> [Problem details] Your copy should hold exactly the lines from the one containing "Emit a Python" to the one containing "mean_off = np.mean(tracking_off)", inclusive, with no pictures.

> [Lines of data]

▼

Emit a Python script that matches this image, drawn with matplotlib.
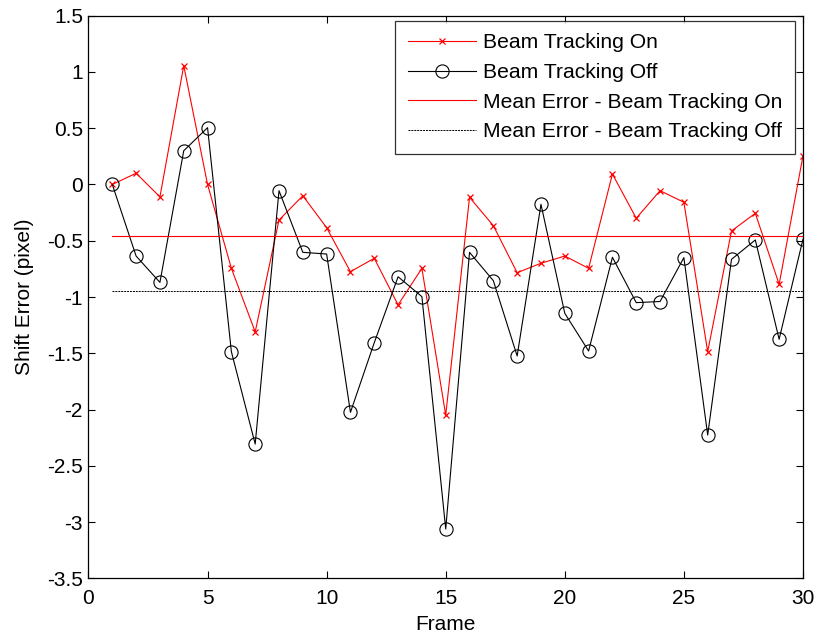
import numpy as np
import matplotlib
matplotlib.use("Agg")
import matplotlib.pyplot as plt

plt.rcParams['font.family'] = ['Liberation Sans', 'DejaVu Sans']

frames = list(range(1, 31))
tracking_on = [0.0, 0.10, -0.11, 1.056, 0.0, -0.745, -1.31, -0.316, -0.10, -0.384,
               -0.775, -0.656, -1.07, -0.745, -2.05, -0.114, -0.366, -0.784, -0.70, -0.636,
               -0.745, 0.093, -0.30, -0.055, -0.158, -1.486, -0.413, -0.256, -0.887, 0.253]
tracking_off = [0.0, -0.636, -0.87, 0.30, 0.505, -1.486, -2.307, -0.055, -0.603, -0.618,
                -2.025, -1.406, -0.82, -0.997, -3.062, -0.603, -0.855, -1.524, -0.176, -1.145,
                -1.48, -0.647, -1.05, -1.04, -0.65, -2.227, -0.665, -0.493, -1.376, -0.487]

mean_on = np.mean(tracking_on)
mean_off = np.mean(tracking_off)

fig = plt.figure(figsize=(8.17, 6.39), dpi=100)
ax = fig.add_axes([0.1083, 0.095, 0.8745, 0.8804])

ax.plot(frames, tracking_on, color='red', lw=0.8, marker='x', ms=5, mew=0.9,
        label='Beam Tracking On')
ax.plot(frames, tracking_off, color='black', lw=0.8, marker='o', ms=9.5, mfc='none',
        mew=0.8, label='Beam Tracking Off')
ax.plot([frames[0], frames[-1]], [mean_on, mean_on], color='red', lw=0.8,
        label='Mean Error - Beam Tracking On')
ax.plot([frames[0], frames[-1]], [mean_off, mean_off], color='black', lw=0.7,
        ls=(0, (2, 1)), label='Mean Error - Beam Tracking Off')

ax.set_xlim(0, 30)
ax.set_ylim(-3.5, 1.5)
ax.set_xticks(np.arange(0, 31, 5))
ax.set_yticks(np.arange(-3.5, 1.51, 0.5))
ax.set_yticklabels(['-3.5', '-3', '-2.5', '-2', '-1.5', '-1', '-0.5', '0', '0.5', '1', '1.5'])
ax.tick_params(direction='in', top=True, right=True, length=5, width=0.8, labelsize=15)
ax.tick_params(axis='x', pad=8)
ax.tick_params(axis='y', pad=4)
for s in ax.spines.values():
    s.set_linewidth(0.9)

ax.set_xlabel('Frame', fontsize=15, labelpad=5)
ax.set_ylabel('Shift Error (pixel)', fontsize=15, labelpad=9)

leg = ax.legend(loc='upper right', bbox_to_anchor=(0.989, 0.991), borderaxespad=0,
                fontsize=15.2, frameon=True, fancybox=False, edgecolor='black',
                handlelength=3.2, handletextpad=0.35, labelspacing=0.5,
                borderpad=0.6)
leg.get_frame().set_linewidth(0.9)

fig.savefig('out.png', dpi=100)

▲
▼

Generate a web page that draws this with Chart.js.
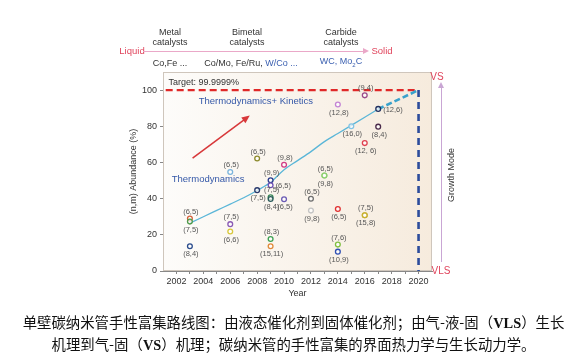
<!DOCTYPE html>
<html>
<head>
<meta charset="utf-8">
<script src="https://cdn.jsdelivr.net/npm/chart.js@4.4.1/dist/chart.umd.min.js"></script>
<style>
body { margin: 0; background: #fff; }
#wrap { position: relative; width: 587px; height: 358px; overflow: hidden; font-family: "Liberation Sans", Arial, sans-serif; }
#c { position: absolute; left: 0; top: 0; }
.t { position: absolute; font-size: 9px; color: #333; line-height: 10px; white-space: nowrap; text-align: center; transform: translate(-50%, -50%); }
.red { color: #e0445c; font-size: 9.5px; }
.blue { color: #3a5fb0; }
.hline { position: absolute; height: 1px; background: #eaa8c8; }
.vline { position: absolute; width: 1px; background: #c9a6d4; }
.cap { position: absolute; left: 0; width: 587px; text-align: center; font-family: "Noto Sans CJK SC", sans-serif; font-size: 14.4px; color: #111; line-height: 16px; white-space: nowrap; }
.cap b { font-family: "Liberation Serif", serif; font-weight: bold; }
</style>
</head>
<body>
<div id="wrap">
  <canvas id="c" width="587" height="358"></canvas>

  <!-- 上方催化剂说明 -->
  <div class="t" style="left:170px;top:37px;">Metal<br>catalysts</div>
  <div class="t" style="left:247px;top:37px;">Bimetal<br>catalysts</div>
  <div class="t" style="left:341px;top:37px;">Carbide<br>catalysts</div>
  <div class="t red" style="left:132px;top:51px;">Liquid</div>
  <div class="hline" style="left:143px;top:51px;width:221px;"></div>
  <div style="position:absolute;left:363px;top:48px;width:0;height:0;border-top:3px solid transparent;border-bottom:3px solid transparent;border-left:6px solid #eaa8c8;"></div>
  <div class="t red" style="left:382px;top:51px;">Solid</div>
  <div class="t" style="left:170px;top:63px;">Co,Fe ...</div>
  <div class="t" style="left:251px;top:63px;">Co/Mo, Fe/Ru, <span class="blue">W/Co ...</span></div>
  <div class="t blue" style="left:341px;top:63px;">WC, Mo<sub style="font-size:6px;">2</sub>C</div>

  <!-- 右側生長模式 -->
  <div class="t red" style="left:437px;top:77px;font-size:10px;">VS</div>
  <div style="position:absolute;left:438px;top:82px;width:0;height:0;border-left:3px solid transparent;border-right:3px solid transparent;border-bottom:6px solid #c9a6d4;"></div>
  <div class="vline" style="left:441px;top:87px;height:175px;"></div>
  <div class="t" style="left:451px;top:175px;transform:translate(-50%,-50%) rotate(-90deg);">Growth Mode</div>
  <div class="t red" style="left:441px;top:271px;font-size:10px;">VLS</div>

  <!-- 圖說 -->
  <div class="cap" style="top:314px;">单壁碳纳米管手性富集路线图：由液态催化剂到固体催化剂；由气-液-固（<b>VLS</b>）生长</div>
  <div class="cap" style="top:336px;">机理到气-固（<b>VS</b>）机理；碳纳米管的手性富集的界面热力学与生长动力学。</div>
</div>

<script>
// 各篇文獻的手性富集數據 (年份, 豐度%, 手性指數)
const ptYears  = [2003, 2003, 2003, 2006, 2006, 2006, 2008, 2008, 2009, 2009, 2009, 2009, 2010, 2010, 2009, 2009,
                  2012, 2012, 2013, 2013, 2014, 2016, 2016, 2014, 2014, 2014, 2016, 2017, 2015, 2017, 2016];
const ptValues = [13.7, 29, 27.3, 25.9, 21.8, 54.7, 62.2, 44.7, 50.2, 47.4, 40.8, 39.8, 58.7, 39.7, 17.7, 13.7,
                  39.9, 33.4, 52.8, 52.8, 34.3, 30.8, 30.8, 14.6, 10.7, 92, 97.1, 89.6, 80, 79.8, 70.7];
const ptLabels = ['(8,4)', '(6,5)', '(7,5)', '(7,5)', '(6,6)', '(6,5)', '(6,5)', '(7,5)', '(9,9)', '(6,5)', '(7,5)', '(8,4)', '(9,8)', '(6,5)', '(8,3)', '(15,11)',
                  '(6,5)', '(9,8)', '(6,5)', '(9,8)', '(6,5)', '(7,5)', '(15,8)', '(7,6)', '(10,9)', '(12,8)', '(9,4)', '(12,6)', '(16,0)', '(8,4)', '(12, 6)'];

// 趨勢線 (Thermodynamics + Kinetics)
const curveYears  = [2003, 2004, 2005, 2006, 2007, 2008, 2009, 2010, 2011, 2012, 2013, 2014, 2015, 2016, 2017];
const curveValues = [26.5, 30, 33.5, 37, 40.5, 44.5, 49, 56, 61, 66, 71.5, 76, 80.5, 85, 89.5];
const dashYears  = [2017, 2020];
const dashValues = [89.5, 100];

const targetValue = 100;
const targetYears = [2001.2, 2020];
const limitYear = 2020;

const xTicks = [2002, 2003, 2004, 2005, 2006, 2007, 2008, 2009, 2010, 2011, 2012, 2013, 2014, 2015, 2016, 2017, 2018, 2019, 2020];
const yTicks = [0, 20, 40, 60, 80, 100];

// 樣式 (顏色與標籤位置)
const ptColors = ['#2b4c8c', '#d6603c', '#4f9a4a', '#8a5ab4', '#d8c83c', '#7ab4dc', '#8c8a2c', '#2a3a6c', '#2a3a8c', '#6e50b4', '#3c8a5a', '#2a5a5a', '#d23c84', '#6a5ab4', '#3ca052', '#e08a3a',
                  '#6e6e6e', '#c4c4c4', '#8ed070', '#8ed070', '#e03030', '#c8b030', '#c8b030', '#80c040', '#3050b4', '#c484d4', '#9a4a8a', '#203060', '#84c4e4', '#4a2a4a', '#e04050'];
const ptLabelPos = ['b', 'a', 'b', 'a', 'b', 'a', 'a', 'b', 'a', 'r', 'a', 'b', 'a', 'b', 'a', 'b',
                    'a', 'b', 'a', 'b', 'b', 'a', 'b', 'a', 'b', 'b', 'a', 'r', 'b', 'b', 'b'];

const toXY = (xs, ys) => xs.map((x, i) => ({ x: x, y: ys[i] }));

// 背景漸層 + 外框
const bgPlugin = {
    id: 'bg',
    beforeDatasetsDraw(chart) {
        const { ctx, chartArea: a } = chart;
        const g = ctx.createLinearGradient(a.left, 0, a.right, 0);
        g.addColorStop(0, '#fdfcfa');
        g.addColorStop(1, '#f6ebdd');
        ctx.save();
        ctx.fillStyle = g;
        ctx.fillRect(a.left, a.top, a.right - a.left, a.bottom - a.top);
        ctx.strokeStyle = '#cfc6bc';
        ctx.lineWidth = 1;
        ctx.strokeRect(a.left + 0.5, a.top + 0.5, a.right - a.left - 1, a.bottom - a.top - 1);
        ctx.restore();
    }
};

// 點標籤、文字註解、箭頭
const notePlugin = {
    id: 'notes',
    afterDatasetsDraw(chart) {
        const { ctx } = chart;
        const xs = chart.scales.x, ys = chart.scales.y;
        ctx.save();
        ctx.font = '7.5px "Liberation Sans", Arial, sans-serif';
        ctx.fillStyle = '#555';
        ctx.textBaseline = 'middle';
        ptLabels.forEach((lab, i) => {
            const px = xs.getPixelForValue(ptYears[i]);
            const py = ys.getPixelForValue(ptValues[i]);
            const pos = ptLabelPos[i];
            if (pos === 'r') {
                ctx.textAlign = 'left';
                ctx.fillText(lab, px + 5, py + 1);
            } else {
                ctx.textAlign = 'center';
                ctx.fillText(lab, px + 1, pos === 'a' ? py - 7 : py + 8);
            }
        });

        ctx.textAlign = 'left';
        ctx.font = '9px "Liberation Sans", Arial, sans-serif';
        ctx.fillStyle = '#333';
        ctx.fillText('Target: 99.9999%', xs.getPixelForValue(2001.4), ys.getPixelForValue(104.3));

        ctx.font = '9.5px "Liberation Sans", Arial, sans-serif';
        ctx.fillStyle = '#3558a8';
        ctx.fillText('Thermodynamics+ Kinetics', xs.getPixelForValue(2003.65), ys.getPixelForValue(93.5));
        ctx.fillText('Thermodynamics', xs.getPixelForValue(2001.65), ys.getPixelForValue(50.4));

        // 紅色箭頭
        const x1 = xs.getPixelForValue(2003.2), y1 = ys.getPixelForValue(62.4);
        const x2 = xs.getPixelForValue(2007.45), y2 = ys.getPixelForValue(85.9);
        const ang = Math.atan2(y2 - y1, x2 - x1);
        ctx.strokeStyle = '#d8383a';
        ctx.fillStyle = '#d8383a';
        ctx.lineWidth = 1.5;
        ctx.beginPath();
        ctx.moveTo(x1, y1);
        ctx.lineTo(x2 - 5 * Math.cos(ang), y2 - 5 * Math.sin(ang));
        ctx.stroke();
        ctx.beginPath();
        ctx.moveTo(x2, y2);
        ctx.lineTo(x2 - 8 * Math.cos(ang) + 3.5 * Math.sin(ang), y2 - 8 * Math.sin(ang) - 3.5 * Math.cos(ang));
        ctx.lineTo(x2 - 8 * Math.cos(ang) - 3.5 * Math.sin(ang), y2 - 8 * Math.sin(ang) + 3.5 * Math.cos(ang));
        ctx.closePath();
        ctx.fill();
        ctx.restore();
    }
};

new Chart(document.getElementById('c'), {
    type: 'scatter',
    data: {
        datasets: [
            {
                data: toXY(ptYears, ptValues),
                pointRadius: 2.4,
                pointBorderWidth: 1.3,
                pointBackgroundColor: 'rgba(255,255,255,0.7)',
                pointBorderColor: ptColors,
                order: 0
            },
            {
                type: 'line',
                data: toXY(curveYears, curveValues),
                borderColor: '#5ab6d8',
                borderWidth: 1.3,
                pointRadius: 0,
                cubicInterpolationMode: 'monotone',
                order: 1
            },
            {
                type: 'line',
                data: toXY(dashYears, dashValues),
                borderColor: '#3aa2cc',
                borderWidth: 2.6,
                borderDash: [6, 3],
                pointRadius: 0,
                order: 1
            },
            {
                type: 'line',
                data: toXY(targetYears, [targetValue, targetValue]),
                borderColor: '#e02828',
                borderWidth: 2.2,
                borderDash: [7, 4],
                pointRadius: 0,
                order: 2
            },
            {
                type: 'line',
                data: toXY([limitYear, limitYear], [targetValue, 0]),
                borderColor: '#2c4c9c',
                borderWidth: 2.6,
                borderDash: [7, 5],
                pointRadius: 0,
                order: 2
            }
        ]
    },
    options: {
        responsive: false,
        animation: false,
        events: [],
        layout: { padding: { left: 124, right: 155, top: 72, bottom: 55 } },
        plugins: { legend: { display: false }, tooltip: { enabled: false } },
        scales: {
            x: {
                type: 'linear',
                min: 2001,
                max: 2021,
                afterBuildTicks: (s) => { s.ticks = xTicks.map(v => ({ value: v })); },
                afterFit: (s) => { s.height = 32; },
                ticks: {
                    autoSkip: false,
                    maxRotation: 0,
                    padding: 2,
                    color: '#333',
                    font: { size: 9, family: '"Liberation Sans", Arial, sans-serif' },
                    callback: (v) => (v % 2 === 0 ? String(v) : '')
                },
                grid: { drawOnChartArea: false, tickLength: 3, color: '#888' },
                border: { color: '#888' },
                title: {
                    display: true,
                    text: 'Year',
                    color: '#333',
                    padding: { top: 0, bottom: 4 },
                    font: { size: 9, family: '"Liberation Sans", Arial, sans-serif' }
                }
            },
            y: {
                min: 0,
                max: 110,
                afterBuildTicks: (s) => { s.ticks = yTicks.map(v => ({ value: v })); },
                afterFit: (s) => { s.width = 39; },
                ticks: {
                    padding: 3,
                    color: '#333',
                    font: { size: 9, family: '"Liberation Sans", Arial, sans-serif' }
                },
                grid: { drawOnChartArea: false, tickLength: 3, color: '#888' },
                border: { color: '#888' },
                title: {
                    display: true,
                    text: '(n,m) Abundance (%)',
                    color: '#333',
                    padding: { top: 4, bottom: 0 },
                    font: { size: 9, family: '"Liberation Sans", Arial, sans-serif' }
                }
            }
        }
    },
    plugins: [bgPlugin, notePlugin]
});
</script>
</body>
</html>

▲
▼

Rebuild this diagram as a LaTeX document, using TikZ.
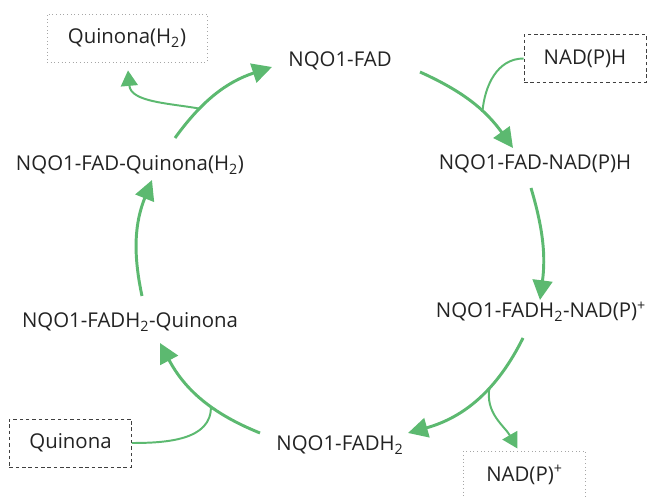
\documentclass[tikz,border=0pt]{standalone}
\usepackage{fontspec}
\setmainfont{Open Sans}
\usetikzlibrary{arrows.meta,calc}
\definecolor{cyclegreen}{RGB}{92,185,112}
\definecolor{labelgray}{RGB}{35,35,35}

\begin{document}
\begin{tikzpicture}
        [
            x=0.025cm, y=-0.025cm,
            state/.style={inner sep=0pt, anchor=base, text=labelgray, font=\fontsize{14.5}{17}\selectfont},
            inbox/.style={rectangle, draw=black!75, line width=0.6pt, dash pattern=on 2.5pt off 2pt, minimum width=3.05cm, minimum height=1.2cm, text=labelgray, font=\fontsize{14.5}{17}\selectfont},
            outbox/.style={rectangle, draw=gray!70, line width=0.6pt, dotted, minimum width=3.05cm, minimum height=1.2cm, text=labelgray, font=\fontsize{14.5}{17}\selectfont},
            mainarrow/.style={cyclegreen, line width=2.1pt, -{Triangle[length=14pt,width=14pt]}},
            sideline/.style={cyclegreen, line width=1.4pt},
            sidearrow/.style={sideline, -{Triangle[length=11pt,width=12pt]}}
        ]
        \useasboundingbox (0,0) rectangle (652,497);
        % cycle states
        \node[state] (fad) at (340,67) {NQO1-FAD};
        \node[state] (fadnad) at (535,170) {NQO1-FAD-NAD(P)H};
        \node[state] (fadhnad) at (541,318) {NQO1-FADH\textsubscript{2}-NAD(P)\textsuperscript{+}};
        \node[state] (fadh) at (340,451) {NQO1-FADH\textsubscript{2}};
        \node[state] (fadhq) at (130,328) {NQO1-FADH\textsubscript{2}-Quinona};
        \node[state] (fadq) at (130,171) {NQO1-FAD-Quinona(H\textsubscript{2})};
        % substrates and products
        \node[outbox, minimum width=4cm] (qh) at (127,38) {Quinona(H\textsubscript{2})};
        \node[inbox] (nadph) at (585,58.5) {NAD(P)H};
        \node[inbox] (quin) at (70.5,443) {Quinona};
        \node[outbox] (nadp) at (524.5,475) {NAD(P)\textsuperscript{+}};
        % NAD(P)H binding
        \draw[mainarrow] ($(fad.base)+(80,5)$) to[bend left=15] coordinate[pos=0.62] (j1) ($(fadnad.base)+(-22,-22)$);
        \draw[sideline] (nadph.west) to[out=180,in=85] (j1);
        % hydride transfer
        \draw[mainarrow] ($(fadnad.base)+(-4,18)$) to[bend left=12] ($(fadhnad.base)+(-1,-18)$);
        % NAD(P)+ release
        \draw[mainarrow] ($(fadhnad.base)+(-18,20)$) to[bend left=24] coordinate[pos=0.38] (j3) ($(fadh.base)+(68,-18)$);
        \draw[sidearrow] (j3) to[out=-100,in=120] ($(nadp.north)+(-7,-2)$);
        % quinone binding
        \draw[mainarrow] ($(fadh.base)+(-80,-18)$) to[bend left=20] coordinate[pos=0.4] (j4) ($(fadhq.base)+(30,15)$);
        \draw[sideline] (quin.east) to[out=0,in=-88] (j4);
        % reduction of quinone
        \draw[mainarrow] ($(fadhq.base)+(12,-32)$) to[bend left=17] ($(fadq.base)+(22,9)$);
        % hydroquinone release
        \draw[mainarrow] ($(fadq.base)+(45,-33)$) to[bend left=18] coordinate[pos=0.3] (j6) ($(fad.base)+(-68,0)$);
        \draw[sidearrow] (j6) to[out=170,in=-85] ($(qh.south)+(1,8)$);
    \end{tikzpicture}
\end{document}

▲

> [The response]
Emit a Python script that matches this image, drawn with matplotlib.
import numpy as np
import matplotlib
matplotlib.use("Agg")
import matplotlib.pyplot as plt

plt.rcParams['font.family'] = ['Liberation Sans', 'DejaVu Sans']

frames = list(range(1, 31))
tracking_on = [0.0, 0.10, -0.11, 1.056, 0.0, -0.745, -1.31, -0.316, -0.10, -0.384,
               -0.775, -0.656, -1.07, -0.745, -2.05, -0.114, -0.366, -0.784, -0.70, -0.636,
               -0.745, 0.093, -0.30, -0.055, -0.158, -1.486, -0.413, -0.256, -0.887, 0.253]
tracking_off = [0.0, -0.636, -0.87, 0.30, 0.505, -1.486, -2.307, -0.055, -0.603, -0.618,
                -2.025, -1.406, -0.82, -0.997, -3.062, -0.603, -0.855, -1.524, -0.176, -1.145,
                -1.48, -0.647, -1.05, -1.04, -0.65, -2.227, -0.665, -0.493, -1.376, -0.487]

mean_on = np.mean(tracking_on)
mean_off = np.mean(tracking_off)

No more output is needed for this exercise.